Let’s analyze the asymptotic complexity of Strassen’s algorithm applied to BitNet-like ternary matrix multiplication.

  1. Naive Multiplication Complexity:

    • The naive matrix multiplication for two $ n \times n $ matrices has a time complexity of $ O(n^3) $. Each entry of the resulting matrix requires $ n $ multiplications and $ n $ additions.
  2. Strassen’s Algorithm Complexity:

    • Strassen’s algorithm reduces the number of multiplications to $ O(n^{\log_2{7}}) \approx O(n^{2.81}) $, which is a significant improvement over the naive method for large $ n $.
  3. Impact of Ternary Weights:

    • Since ternary weights reduce the actual cost of each multiplication to simple sign changes or null operations, the overall complexity can be reduced further in practice, although the theoretical asymptotic complexity remains $ O(n^{2.81}) $.
    • The simplified operations mean that the constant factors hidden in the asymptotic complexity are much smaller for ternary matrices than for general floating-point matrices.

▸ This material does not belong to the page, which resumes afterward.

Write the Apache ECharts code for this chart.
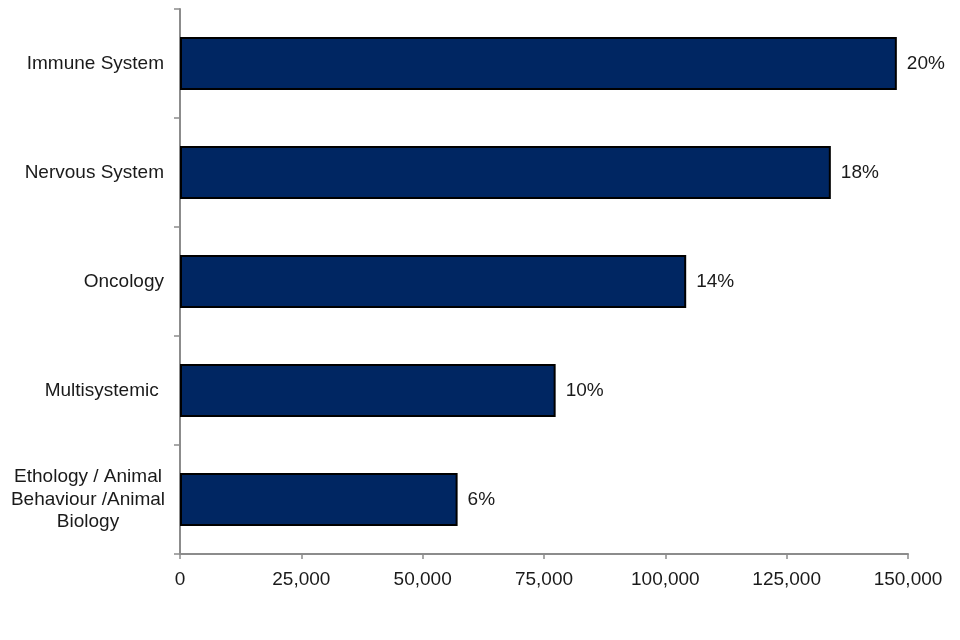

Thus, while the asymptotic complexity is still governed by Strassen’s algorithm ($ O(n^{2.81}) $), the actual computation time for ternary matrices is expected to be much faster due to the reduced per-operation cost.

Conclusion

In summary, the combination of Strassen’s algorithm with BitNet-like ternary matrix multiplication offers significant computational advantages:

  • The asymptotic reduction in the number of operations from $ O(n^3) $ to $ O(n^{2.81}) $ is compounded by the simplicity of ternary weights, where multiplication reduces to sign switches or skips.
  • The risk of numerical instability, a typical concern with Strassen’s algorithm in floating-point operations, is mitigated in the ternary context, where multiplication by {-1, 0, +1} inherently avoids round-off errors.
  • Ternary matrix multiplication, combined with Strassen’s algorithm, is highly suitable for energy-efficient, high-speed hardware implementations, making it a powerful tool for large-scale neural network computations.

By leveraging the reduced number of operations in Strassen’s algorithm and the simplicity of ternary weights, BitNet-like networks can achieve substantial gains in both efficiency and performance, particularly in hardware-accelerated environments.